时间:2014-04-26 23:36:53      阅读:1319      评论:0      收藏:0      [点我收藏+]

package weka.classifiers.bayes.net.search.local;


import weka.classifiers.bayes.BayesNet;

import weka.core.Instances;

import weka.core.Option;

import weka.core.RevisionUtils;

import weka.core.TechnicalInformation;

import weka.core.TechnicalInformation.Type;

import weka.core.TechnicalInformation.Field;

import weka.core.TechnicalInformationHandler;

import weka.core.Utils;


import java.util.Enumeration;

import java.util.Random;

import java.util.Vector;


public class K2

extends LocalScoreSearchAlgorithm

implements TechnicalInformationHandler {


/** for serialization   序列化 */

static final long serialVersionUID = 6176545934752116631L;


/** Holds flag to indicate ordering should be random    持有标志来指示排序应该是随机的**/

boolean m_bRandomOrder = false;


public TechnicalInformation getTechnicalInformation() {

 TechnicalInformation result;

 TechnicalInformation additional;

 result = new TechnicalInformation(Type.PROCEEDINGS);

 result.setValue(Field.AUTHOR, "G.F. Cooper and E. Herskovits");

 result.setValue(Field.YEAR, "1990");

 result.setValue(Field.TITLE, "A Bayesian method for constructing Bayesian belief networks from databases");

 result.setValue(Field.BOOKTITLE, "Proceedings of the Conference on Uncertainty in AI");

 result.setValue(Field.PAGES, "86-94");

 additional = result.add(Type.ARTICLE);

 additional.setValue(Field.AUTHOR, "G. Cooper and E. Herskovits");

 additional.setValue(Field.YEAR, "1992");

 additional.setValue(Field.TITLE, "A Bayesian method for the induction of probabilistic networks from data");

 additional.setValue(Field.JOURNAL, "Machine Learning");

 additional.setValue(Field.VOLUME, "9");

 additional.setValue(Field.NUMBER, "4");

 additional.setValue(Field.PAGES, "309-347");

 return result;

}


/**

* search determines the network structure/graph of the network

* with the K2 algorithm, restricted by its initial structure (which can

* be an empty graph, or a Naive Bayes graph.

* 搜索确定网络的网络结构/图K2算法,由其初始结构(可以限制是一个空图,或朴素贝叶斯图。
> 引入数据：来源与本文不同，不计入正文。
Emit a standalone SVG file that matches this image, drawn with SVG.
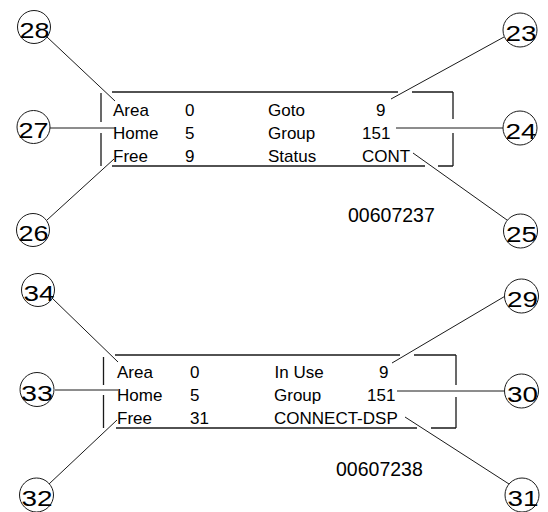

)

* @param bayesNet the network

* @param instances the data to work with

* @throws Exception if something goes wrong

*/

public void search (BayesNet bayesNet, Instances instances) throws Exception {

int nOrder[] = new int [instances.numAttributes()];

nOrder[0] = instances.classIndex();


int nAttribute = 0;


for (int iOrder = 1; iOrder < instances.numAttributes(); iOrder++) {

 if (nAttribute == instances.classIndex()) {

   nAttribute++;

 }

 nOrder[iOrder] = nAttribute++;

}


if (m_bRandomOrder) {

// generate random ordering (if required)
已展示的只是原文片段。